The IWG will publish a report on ‘How the CRGB should operate’ in November 2024 and all recommendations in February 2025.
Dormant Assets Scheme expansion - second phase
We have amended our rules and guidance to enable dormant investment assets and client money to be available to the Dormant Assets Scheme (DAS).
Since 2011, the UK Dormant Assets Scheme has unlocked more than £745m for social and environment initiatives, from over £1.35 billion in dormant bank and building society accounts. The expansion of the scheme is estimated to potentially unlock a further £880m.
These rules will primarily affect Reclaim Fund Limited (RFL), managers and depositaries of authorised collective investment schemes and firms holding client money. They may also be relevant to insolvency practitioners, professional advisers, trade associations and consumer organisations.
Helping crypto firms comply with new marketing rules
This month we published a review of firms’ compliance with certain financial promotion rules. These rules follow a change in legislation and are designed to help people better understand the risks of investing in crypto.
Our review found examples of firms demonstrating good practice and multiple instances where firms did not meet the required standards. We also found firms relying on industry comparisons to benchmark what is acceptable. Given the levels of poor practice in the market, firms should not be doing this.
We want to work collaboratively with the sector to raise standards. We urge all firms to read our good and poor practice, as well as our guidance and engage with us.
Insurance fair value and good customer outcomes
We recently published the findings from our review of insurance manufacturers and distributors’ compliance with our PROD 4 rules. This is a thematic review looking at whether firms are complying with their product governance obligations both for general insurance and pure protection products.
At the same time, we published our latest insurance Value Measures Data covering the period Jan-Dec 2023. The data was accompanied with an explanatory page analysing the data and providing key observations. Our analysis highlights several lines of insurance which may be providing poor value for consumers.

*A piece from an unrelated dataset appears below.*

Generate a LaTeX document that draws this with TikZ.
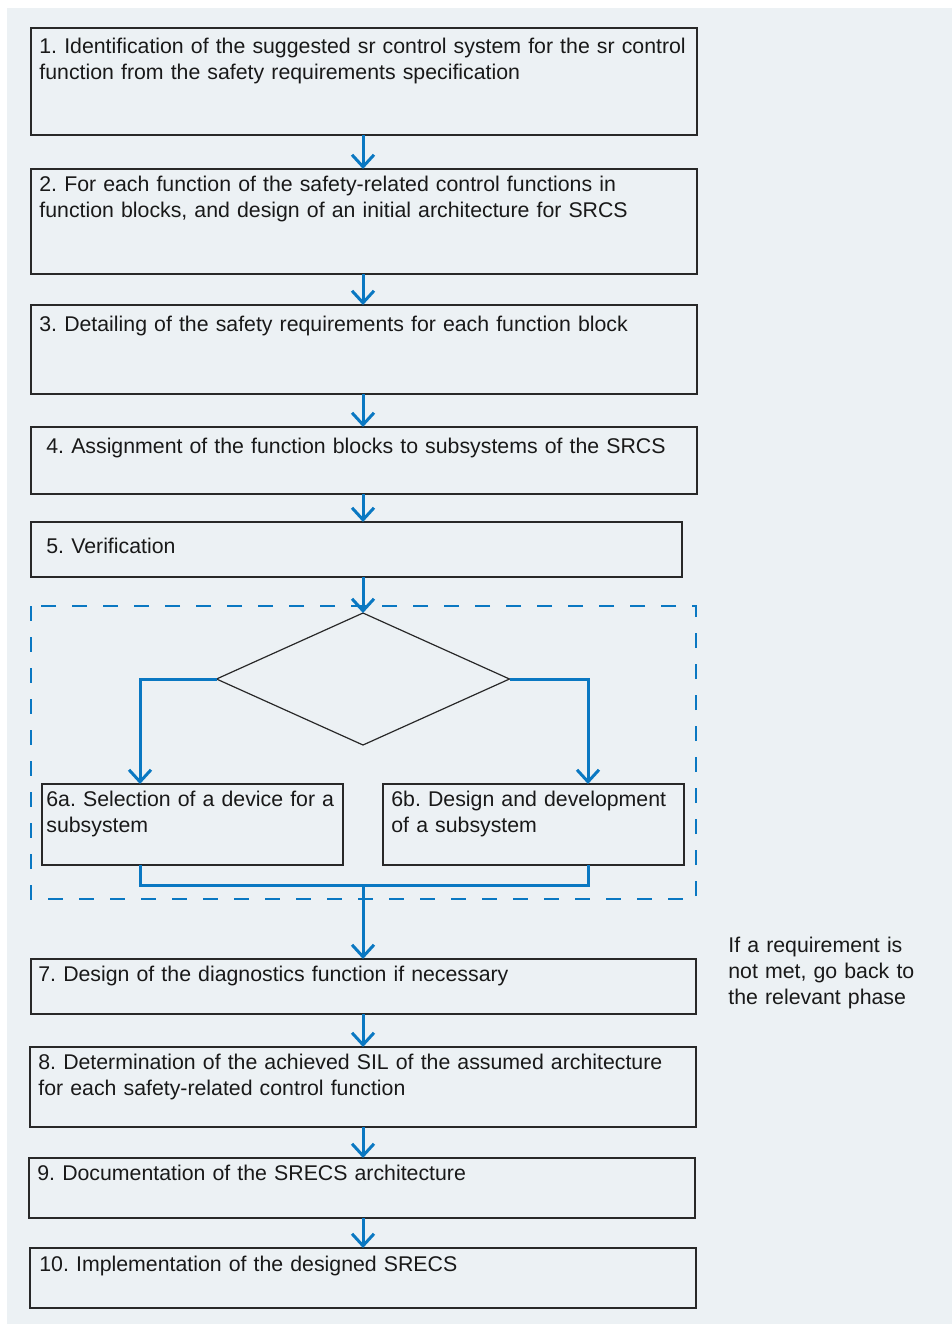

Over £100m in redress offered to former British Steel pension scheme members
£106m in redress has now been offered to 1,870 former British Steel Pension Scheme (BSPS) members to put them back in the position they would have been at retirement. We have been working closely with the Financial Ombudsman Service and Financial Services Compensation Scheme to help those who transferred out of the BSPS following poor advice get the retirement they worked for.

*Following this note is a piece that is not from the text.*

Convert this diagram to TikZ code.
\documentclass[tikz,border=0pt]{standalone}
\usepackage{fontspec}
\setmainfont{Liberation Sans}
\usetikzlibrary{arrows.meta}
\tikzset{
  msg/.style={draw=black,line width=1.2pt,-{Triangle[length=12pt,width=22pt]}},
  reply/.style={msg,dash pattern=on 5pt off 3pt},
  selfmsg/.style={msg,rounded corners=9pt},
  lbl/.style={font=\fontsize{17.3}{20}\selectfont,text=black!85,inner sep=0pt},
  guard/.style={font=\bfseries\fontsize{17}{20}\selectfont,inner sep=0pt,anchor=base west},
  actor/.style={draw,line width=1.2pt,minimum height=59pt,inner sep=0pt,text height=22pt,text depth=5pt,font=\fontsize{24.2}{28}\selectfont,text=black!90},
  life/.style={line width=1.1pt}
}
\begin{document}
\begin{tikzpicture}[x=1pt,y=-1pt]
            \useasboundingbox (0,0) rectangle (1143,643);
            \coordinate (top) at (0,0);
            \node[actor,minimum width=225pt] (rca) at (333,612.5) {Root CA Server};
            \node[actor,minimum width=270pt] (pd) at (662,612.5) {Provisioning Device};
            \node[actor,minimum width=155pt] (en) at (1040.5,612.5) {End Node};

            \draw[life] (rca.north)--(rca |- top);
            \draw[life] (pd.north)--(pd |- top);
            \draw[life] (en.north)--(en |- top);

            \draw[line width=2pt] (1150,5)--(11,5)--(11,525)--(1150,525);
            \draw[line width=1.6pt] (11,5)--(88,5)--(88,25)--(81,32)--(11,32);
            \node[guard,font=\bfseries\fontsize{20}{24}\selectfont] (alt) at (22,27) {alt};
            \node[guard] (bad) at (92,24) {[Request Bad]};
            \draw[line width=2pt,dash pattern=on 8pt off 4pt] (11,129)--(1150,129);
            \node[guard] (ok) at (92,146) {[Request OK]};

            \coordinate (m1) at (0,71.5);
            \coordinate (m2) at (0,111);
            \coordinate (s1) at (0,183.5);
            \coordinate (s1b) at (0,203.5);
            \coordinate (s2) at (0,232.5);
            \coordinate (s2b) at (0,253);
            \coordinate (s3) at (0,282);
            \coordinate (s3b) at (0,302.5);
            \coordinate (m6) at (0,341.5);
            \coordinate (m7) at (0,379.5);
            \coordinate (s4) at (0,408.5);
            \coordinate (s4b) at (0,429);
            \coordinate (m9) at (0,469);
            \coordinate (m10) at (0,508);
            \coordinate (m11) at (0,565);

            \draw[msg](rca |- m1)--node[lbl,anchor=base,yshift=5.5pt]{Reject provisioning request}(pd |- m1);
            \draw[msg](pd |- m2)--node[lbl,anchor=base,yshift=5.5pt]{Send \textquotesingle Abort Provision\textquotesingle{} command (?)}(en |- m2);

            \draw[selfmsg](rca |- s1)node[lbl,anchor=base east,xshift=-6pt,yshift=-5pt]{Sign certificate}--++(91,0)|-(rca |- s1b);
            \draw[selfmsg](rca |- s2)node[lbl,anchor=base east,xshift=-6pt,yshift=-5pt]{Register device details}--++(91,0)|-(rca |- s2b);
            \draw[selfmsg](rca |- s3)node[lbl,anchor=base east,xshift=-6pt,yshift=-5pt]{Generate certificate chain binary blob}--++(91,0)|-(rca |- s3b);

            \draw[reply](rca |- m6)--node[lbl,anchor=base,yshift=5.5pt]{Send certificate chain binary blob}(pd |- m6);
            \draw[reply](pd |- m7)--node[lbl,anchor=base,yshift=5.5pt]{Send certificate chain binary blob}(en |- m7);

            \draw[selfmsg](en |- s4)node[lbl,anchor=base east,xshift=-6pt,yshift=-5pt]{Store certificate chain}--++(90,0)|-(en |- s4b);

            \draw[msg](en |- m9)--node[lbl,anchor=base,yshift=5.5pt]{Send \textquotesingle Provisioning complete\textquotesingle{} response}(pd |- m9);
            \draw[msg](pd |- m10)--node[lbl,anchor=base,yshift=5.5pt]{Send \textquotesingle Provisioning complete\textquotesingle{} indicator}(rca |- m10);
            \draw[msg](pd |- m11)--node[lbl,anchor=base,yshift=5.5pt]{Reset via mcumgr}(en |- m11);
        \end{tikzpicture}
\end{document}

As our redress scheme draws to a close, we have reported on the action we have jointly taken, how many people have had their advice reviewed and total redress offered. Read our report here.

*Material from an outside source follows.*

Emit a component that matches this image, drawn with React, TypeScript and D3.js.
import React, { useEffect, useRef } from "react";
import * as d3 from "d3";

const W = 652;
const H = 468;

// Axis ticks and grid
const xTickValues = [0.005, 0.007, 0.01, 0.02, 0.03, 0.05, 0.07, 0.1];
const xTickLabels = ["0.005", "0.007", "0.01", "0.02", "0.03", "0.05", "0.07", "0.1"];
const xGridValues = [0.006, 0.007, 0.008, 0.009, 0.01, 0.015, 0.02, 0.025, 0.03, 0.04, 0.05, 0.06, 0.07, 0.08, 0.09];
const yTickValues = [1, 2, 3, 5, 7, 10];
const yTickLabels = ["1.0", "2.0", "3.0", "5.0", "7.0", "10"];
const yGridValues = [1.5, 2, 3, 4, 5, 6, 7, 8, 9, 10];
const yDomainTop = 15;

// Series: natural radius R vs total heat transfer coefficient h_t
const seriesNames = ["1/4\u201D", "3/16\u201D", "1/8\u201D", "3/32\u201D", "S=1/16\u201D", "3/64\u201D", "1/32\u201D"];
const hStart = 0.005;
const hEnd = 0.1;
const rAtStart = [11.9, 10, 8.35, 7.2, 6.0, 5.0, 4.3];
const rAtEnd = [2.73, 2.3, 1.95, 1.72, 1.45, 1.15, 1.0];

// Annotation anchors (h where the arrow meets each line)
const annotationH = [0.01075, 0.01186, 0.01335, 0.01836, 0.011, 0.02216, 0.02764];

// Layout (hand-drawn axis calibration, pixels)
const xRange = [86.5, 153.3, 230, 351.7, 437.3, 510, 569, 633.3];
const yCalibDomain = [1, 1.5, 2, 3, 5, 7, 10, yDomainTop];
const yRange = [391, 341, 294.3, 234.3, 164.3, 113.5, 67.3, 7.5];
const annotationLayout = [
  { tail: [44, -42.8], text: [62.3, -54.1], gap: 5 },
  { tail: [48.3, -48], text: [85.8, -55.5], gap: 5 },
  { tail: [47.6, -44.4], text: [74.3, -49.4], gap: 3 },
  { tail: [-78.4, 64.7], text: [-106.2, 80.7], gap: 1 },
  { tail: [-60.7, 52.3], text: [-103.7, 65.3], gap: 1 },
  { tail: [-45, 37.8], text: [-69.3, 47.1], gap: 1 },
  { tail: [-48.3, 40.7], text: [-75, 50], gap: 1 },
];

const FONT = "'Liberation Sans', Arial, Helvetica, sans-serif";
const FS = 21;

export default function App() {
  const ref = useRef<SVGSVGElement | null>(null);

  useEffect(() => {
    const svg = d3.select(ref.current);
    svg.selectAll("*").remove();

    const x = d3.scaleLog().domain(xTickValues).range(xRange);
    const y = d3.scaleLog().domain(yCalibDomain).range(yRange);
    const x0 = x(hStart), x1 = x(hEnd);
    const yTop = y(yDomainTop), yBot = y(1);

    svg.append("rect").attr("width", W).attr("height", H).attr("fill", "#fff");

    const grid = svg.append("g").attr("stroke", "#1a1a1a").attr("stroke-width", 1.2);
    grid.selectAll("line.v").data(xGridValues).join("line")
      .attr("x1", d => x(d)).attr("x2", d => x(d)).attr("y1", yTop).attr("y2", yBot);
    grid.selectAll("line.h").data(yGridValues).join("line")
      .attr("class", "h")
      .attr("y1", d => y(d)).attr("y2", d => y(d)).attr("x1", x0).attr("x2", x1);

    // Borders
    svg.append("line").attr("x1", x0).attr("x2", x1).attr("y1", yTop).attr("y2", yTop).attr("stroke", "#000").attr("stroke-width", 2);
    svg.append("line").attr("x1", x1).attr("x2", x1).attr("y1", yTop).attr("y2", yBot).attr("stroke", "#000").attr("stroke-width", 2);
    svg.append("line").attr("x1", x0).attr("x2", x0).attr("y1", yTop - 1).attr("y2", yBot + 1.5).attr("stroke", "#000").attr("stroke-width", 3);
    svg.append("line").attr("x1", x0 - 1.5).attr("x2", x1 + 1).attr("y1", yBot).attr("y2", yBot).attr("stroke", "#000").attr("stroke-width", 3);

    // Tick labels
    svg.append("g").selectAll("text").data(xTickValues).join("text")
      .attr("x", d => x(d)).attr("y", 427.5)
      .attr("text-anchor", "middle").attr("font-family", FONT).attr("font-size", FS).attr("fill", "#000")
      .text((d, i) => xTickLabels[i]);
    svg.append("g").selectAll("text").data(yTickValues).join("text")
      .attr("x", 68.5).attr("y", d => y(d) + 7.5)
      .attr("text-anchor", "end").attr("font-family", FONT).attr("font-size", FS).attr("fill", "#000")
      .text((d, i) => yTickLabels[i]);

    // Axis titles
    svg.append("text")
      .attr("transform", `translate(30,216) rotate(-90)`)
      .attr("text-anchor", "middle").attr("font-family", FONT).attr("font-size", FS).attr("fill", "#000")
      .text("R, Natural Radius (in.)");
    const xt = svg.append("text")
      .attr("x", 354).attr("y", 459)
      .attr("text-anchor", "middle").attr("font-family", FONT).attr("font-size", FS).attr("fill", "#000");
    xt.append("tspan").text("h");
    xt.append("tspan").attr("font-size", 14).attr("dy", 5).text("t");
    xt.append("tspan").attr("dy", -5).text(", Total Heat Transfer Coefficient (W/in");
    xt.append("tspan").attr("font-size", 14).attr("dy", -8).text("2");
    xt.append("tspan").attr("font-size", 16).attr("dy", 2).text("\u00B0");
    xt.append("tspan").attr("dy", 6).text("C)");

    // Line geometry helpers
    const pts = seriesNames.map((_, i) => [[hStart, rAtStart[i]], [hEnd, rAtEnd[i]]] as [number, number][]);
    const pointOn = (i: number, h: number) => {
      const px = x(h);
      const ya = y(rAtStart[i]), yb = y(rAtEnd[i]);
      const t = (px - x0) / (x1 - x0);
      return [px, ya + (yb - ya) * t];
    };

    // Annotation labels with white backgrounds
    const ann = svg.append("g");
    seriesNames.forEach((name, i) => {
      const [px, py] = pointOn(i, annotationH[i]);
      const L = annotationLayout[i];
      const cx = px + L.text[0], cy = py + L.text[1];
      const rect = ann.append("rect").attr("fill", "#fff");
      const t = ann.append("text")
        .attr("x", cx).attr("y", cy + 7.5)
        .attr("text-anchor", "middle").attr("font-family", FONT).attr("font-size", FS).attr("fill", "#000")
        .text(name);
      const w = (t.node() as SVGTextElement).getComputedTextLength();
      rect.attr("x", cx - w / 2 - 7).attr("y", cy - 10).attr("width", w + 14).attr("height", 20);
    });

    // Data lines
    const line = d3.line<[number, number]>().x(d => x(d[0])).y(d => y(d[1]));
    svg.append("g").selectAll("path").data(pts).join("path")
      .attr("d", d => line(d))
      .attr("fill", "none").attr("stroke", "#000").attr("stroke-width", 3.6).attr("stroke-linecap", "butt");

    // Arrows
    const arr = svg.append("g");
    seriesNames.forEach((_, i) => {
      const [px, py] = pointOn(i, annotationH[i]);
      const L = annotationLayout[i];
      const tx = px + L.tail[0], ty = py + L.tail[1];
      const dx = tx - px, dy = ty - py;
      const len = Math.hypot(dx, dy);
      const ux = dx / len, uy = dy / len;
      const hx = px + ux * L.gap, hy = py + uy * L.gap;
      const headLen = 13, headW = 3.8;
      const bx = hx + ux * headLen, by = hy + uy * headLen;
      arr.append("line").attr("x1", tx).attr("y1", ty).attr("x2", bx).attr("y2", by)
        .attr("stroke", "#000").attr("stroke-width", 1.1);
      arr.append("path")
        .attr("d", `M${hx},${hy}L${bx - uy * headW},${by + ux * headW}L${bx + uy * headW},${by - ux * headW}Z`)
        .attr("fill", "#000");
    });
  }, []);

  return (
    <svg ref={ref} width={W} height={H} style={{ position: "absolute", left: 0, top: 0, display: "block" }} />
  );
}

Further expansion of FCA Leeds office, creating more jobs in the region
We are set to base a further 100 of our workforce in Leeds as we expand our presence in the city. An office refurbishment project will begin in late summer, and the new space will open in the autumn.
FCA announces work into pure protection market
We plan to launch a market study into how pure protection insurance products are sold as we are concerned that competition is not working well in the market. Pure protection products are designed to help individuals and their families with their finances should the policyholder die or become unable to meet their financial commitments. We have concerns that the design of commission arrangements may not allow firms to deliver good outcomes to policyholders and that some products may be providing poor value.
We will launch the study later in 2024/25. In the meantime have your say on the proposed scope of the study.
Insurers liable for employers’ liability claims
We used to publish a list of insurers with potential liabilities falling under our employer’s liability tracing rules. The requirement to provide us with this information was introduced because the information needed to identify all relevant insurers was not otherwise available. This position has now changed, as the majority of information is now readily available on the Employers' Liability Tracing Office (ELTO) website. We will therefore no longer be publishing this list on our website.